What is being asked: Please transcribe the data below exactly. Leave the pictures out.

Data:
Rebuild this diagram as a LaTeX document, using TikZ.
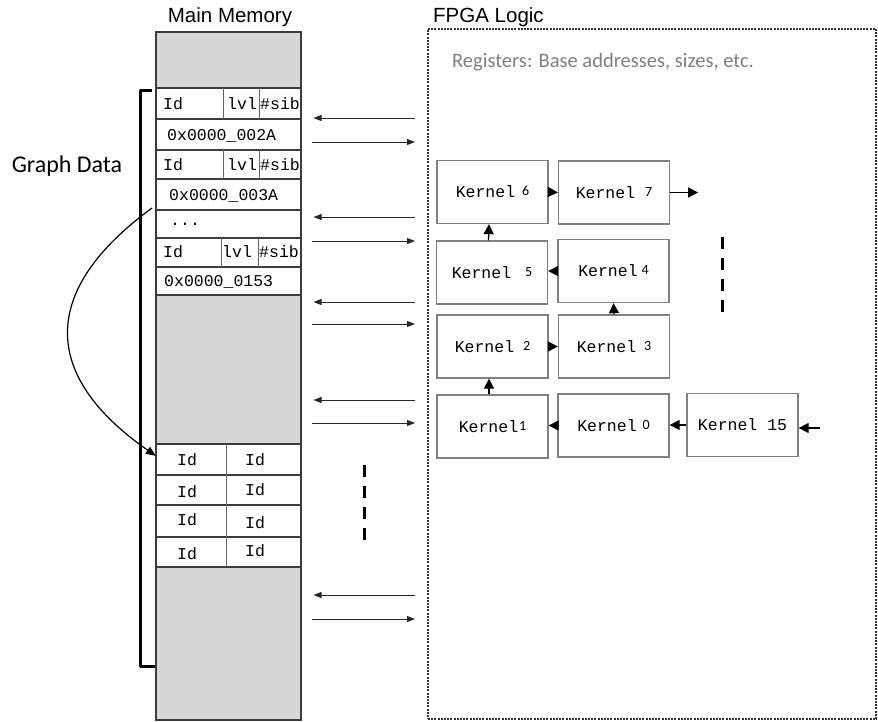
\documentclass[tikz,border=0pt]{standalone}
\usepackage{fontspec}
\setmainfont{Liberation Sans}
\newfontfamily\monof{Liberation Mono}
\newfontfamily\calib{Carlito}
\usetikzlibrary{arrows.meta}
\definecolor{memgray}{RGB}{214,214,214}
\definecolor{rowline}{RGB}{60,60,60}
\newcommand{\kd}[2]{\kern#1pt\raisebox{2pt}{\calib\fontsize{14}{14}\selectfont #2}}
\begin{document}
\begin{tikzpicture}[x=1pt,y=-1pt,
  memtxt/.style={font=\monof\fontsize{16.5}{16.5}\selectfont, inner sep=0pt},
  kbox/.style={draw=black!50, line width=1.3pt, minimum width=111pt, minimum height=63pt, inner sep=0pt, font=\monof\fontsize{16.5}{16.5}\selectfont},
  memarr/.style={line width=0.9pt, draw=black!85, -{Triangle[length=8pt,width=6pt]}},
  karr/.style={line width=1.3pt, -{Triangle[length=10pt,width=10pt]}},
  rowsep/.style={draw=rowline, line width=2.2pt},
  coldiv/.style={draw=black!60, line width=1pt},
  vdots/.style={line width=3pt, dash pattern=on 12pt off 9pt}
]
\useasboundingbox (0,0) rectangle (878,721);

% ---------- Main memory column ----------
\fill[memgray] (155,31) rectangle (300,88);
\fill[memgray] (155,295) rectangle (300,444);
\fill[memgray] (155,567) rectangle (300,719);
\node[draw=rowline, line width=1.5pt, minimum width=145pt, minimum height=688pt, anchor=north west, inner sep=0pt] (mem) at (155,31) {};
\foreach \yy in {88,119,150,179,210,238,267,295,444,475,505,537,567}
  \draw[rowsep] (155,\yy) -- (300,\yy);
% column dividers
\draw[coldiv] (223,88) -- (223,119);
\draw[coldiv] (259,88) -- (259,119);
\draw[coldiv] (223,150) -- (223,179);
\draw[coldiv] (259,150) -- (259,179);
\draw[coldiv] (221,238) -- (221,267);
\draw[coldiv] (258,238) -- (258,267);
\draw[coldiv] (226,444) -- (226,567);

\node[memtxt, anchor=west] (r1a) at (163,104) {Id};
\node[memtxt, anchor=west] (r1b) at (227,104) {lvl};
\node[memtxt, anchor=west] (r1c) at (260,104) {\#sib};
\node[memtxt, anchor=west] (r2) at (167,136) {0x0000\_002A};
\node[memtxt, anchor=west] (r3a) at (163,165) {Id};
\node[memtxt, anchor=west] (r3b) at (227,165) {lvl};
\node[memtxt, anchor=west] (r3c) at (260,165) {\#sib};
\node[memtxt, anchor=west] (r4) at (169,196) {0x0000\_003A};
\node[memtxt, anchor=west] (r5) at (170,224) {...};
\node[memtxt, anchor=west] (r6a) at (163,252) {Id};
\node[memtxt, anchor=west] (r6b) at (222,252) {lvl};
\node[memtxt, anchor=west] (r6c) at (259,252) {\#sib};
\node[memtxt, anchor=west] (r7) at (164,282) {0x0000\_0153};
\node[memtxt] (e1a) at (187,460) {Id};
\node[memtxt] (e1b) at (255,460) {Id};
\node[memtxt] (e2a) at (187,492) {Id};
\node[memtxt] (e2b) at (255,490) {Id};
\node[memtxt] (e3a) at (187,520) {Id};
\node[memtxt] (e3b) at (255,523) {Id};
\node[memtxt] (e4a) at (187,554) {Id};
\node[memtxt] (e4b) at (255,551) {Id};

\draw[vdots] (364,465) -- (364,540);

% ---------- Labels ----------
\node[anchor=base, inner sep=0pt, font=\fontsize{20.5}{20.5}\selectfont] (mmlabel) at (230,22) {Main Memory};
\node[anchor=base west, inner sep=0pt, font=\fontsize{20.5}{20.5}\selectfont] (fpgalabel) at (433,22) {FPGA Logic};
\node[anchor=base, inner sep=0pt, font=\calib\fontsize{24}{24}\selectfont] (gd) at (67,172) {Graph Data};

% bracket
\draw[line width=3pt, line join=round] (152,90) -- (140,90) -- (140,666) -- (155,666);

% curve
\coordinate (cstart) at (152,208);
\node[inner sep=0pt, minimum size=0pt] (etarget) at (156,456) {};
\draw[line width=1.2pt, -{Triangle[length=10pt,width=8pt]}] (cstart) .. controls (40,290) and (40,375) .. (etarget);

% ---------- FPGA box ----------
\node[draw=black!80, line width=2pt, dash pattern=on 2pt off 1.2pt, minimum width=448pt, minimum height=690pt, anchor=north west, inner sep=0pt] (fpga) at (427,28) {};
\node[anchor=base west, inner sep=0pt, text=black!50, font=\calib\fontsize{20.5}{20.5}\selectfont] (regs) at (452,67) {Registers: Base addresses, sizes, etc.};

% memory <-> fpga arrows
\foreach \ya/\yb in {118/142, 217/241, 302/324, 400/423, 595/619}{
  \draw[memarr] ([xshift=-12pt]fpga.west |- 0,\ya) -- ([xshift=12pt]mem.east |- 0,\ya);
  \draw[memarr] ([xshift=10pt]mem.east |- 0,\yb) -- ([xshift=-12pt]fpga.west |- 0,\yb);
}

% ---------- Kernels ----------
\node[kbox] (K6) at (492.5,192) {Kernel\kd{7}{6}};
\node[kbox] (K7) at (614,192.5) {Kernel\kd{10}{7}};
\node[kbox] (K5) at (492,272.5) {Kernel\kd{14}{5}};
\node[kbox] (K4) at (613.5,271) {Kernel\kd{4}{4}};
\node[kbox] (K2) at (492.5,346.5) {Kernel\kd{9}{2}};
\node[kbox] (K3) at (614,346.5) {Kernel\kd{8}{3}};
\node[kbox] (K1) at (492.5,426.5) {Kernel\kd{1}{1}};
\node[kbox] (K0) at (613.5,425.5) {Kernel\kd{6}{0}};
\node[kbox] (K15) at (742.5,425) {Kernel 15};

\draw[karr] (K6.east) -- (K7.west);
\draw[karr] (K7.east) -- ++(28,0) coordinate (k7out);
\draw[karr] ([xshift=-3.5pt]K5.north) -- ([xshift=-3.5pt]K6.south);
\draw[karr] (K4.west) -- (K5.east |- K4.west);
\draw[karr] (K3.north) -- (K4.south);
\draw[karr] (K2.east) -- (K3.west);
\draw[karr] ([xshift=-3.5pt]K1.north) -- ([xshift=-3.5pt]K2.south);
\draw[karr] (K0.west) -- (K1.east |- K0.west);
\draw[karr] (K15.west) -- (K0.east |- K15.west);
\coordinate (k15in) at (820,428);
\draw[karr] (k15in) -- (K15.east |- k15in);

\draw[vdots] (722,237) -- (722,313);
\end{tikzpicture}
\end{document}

Output of the task:
Rebuild this diagram as a LaTeX document, using TikZ.
\documentclass[tikz,border=0pt]{standalone}
\usepackage{fontspec}
\setmainfont{Liberation Sans}
\newfontfamily\monof{Liberation Mono}
\newfontfamily\calib{Carlito}
\usetikzlibrary{arrows.meta}
\definecolor{memgray}{RGB}{214,214,214}
\definecolor{rowline}{RGB}{60,60,60}
\newcommand{\kd}[2]{\kern#1pt\raisebox{2pt}{\calib\fontsize{14}{14}\selectfont #2}}
\begin{document}
\begin{tikzpicture}[x=1pt,y=-1pt,
  memtxt/.style={font=\monof\fontsize{16.5}{16.5}\selectfont, inner sep=0pt},
  kbox/.style={draw=black!50, line width=1.3pt, minimum width=111pt, minimum height=63pt, inner sep=0pt, font=\monof\fontsize{16.5}{16.5}\selectfont},
  memarr/.style={line width=0.9pt, draw=black!85, -{Triangle[length=8pt,width=6pt]}},
  karr/.style={line width=1.3pt, -{Triangle[length=10pt,width=10pt]}},
  rowsep/.style={draw=rowline, line width=2.2pt},
  coldiv/.style={draw=black!60, line width=1pt},
  vdots/.style={line width=3pt, dash pattern=on 12pt off 9pt}
]
\useasboundingbox (0,0) rectangle (878,721);

% ---------- Main memory column ----------
\fill[memgray] (155,31) rectangle (300,88);
\fill[memgray] (155,295) rectangle (300,444);
\fill[memgray] (155,567) rectangle (300,719);
\node[draw=rowline, line width=1.5pt, minimum width=145pt, minimum height=688pt, anchor=north west, inner sep=0pt] (mem) at (155,31) {};
\foreach \yy in {88,119,150,179,210,238,267,295,444,475,505,537,567}
  \draw[rowsep] (155,\yy) -- (300,\yy);
% column dividers
\draw[coldiv] (223,88) -- (223,119);
\draw[coldiv] (259,88) -- (259,119);
\draw[coldiv] (223,150) -- (223,179);
\draw[coldiv] (259,150) -- (259,179);
\draw[coldiv] (221,238) -- (221,267);
\draw[coldiv] (258,238) -- (258,267);
\draw[coldiv] (226,444) -- (226,567);

\node[memtxt, anchor=west] (r1a) at (163,104) {Id};
\node[memtxt, anchor=west] (r1b) at (227,104) {lvl};
\node[memtxt, anchor=west] (r1c) at (260,104) {\#sib};
\node[memtxt, anchor=west] (r2) at (167,136) {0x0000\_002A};
\node[memtxt, anchor=west] (r3a) at (163,165) {Id};
\node[memtxt, anchor=west] (r3b) at (227,165) {lvl};
\node[memtxt, anchor=west] (r3c) at (260,165) {\#sib};
\node[memtxt, anchor=west] (r4) at (169,196) {0x0000\_003A};
\node[memtxt, anchor=west] (r5) at (170,224) {...};
\node[memtxt, anchor=west] (r6a) at (163,252) {Id};
\node[memtxt, anchor=west] (r6b) at (222,252) {lvl};
\node[memtxt, anchor=west] (r6c) at (259,252) {\#sib};
\node[memtxt, anchor=west] (r7) at (164,282) {0x0000\_0153};
\node[memtxt] (e1a) at (187,460) {Id};
\node[memtxt] (e1b) at (255,460) {Id};
\node[memtxt] (e2a) at (187,492) {Id};
\node[memtxt] (e2b) at (255,490) {Id};
\node[memtxt] (e3a) at (187,520) {Id};
\node[memtxt] (e3b) at (255,523) {Id};
\node[memtxt] (e4a) at (187,554) {Id};
\node[memtxt] (e4b) at (255,551) {Id};

\draw[vdots] (364,465) -- (364,540);

% ---------- Labels ----------
\node[anchor=base, inner sep=0pt, font=\fontsize{20.5}{20.5}\selectfont] (mmlabel) at (230,22) {Main Memory};
\node[anchor=base west, inner sep=0pt, font=\fontsize{20.5}{20.5}\selectfont] (fpgalabel) at (433,22) {FPGA Logic};
\node[anchor=base, inner sep=0pt, font=\calib\fontsize{24}{24}\selectfont] (gd) at (67,172) {Graph Data};

% bracket
\draw[line width=3pt, line join=round] (152,90) -- (140,90) -- (140,666) -- (155,666);

% curve
\coordinate (cstart) at (152,208);
\node[inner sep=0pt, minimum size=0pt] (etarget) at (156,456) {};
\draw[line width=1.2pt, -{Triangle[length=10pt,width=8pt]}] (cstart) .. controls (40,290) and (40,375) .. (etarget);

% ---------- FPGA box ----------
\node[draw=black!80, line width=2pt, dash pattern=on 2pt off 1.2pt, minimum width=448pt, minimum height=690pt, anchor=north west, inner sep=0pt] (fpga) at (427,28) {};
\node[anchor=base west, inner sep=0pt, text=black!50, font=\calib\fontsize{20.5}{20.5}\selectfont] (regs) at (452,67) {Registers: Base addresses, sizes, etc.};

% memory <-> fpga arrows
\foreach \ya/\yb in {118/142, 217/241, 302/324, 400/423, 595/619}{
  \draw[memarr] ([xshift=-12pt]fpga.west |- 0,\ya) -- ([xshift=12pt]mem.east |- 0,\ya);
  \draw[memarr] ([xshift=10pt]mem.east |- 0,\yb) -- ([xshift=-12pt]fpga.west |- 0,\yb);
}

% ---------- Kernels ----------
\node[kbox] (K6) at (492.5,192) {Kernel\kd{7}{6}};
\node[kbox] (K7) at (614,192.5) {Kernel\kd{10}{7}};
\node[kbox] (K5) at (492,272.5) {Kernel\kd{14}{5}};
\node[kbox] (K4) at (613.5,271) {Kernel\kd{4}{4}};
\node[kbox] (K2) at (492.5,346.5) {Kernel\kd{9}{2}};
\node[kbox] (K3) at (614,346.5) {Kernel\kd{8}{3}};
\node[kbox] (K1) at (492.5,426.5) {Kernel\kd{1}{1}};
\node[kbox] (K0) at (613.5,425.5) {Kernel\kd{6}{0}};
\node[kbox] (K15) at (742.5,425) {Kernel 15};

\draw[karr] (K6.east) -- (K7.west);
\draw[karr] (K7.east) -- ++(28,0) coordinate (k7out);
\draw[karr] ([xshift=-3.5pt]K5.north) -- ([xshift=-3.5pt]K6.south);
\draw[karr] (K4.west) -- (K5.east |- K4.west);
\draw[karr] (K3.north) -- (K4.south);
\draw[karr] (K2.east) -- (K3.west);
\draw[karr] ([xshift=-3.5pt]K1.north) -- ([xshift=-3.5pt]K2.south);
\draw[karr] (K0.west) -- (K1.east |- K0.west);
\draw[karr] (K15.west) -- (K0.east |- K15.west);
\coordinate (k15in) at (820,428);
\draw[karr] (k15in) -- (K15.east |- k15in);

\draw[vdots] (722,237) -- (722,313);
\end{tikzpicture}
\end{document}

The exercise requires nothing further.